⟨

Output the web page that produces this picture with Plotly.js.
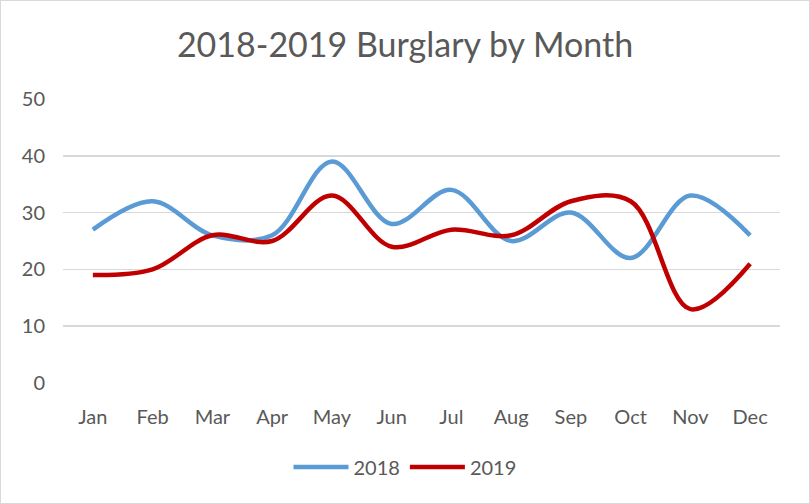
<!DOCTYPE html>
<html>
<head>
<meta charset="utf-8">
<script src="https://cdn.plot.ly/plotly-3.0.1.min.js"></script>
<style>
html,body{margin:0;padding:0;background:#fff;}
#chart{width:810px;height:504px;box-sizing:border-box;border:1px solid #d9d9d9;}
</style>
</head>
<body>
<div id="chart"></div>
<script>
const months = ["Jan","Feb","Mar","Apr","May","Jun","Jul","Aug","Sep","Oct","Nov","Dec"];
const burglary2018 = [27, 32, 26, 26, 39, 28, 34, 25, 30, 22, 33, 26];
const burglary2019 = [19, 20, 26, 25, 33, 24, 27, 26, 32, 32, 13, 21];
const yTicks = [0, 10, 20, 30, 40, 50];

const font = "Lato, 'Noto Sans', 'Liberation Sans', sans-serif";
const grey = "#595959";

const traces = [
  {x: months, y: burglary2018, name: "2018", type: "scatter", mode: "lines",
   line: {color: "#5B9BD5", width: 4.5, shape: "spline", smoothing: 1}},
  {x: months, y: burglary2019, name: "2019", type: "scatter", mode: "lines",
   line: {color: "#C00000", width: 4.5, shape: "spline", smoothing: 1}}
];

const layout = {
  width: 808, height: 502,
  margin: {l: 62, r: 29, t: 98, b: 120},
  paper_bgcolor: "#fff", plot_bgcolor: "#fff",
  font: {family: font, color: grey, size: 20},
  title: {text: "2018-2019 Burglary by Month", font: {size: 34, color: grey, family: font},
          x: 0.5, xanchor: "center", y: 1 - 44/502, yanchor: "middle", yref: "container"},
  xaxis: {type: "category", range: [-0.5, 11.5], showgrid: false, zeroline: false,
          showline: false, ticks: "outside", ticklen: 16, tickcolor: "rgba(0,0,0,0)",
          tickfont: {size: 20, color: grey}},
  yaxis: {range: [0, 50], tickvals: yTicks, ticktext: yTicks.map(String),
          showgrid: true, gridcolor: "#d9d9d9", gridwidth: 1.5, zeroline: false,
          showline: false, ticks: "outside", ticklen: 13, tickcolor: "rgba(0,0,0,0)",
          tickfont: {size: 20, color: grey}},
  showlegend: true,
  legend: {orientation: "h", x: 0.5, xanchor: "center", xref: "container",
           y: 1 - 466/502, yanchor: "middle", yref: "container",
           font: {size: 20, color: grey}, itemwidth: 55}
};

Plotly.newPlot("chart", traces, layout, {displayModeBar: false, staticPlot: true});
</script>
</body>
</html>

⟩

• [WORK REQUIRED]
Leave every image out, and retype the material exactly.

• [WRITTEN REPLY]
Output the web page that produces this picture with Plotly.js.
<!DOCTYPE html>
<html>
<head>
<meta charset="utf-8">
<script src="https://cdn.plot.ly/plotly-3.0.1.min.js"></script>
<style>
html,body{margin:0;padding:0;background:#fff;}
#chart{width:810px;height:504px;box-sizing:border-box;border:1px solid #d9d9d9;}
</style>
</head>
<body>
<div id="chart"></div>
<script>
const months = ["Jan","Feb","Mar","Apr","May","Jun","Jul","Aug","Sep","Oct","Nov","Dec"];
const burglary2018 = [27, 32, 26, 26, 39, 28, 34, 25, 30, 22, 33, 26];
const burglary2019 = [19, 20, 26, 25, 33, 24, 27, 26, 32, 32, 13, 21];
const yTicks = [0, 10, 20, 30, 40, 50];

const font = "Lato, 'Noto Sans', 'Liberation Sans', sans-serif";
const grey = "#595959";

const traces = [
  {x: months, y: burglary2018, name: "2018", type: "scatter", mode: "lines",
   line: {color: "#5B9BD5", width: 4.5, shape: "spline", smoothing: 1}},
  {x: months, y: burglary2019, name: "2019", type: "scatter", mode: "lines",
   line: {color: "#C00000", width: 4.5, shape: "spline", smoothing: 1}}
];

const layout = {
  width: 808, height: 502,
  margin: {l: 62, r: 29, t: 98, b: 120},
  paper_bgcolor: "#fff", plot_bgcolor: "#fff",
  font: {family: font, color: grey, size: 20},
  title: {text: "2018-2019 Burglary by Month", font: {size: 34, color: grey, family: font},
          x: 0.5, xanchor: "center", y: 1 - 44/502, yanchor: "middle", yref: "container"},
  xaxis: {type: "category", range: [-0.5, 11.5], showgrid: false, zeroline: false,
          showline: false, ticks: "outside", ticklen: 16, tickcolor: "rgba(0,0,0,0)",
          tickfont: {size: 20, color: grey}},
  yaxis: {range: [0, 50], tickvals: yTicks, ticktext: yTicks.map(String),
          showgrid: true, gridcolor: "#d9d9d9", gridwidth: 1.5, zeroline: false,
          showline: false, ticks: "outside", ticklen: 13, tickcolor: "rgba(0,0,0,0)",
          tickfont: {size: 20, color: grey}},
  showlegend: true,
  legend: {orientation: "h", x: 0.5, xanchor: "center", xref: "container",
           y: 1 - 466/502, yanchor: "middle", yref: "container",
           font: {size: 20, color: grey}, itemwidth: 55}
};

Plotly.newPlot("chart", traces, layout, {displayModeBar: false, staticPlot: true});
</script>
</body>
</html>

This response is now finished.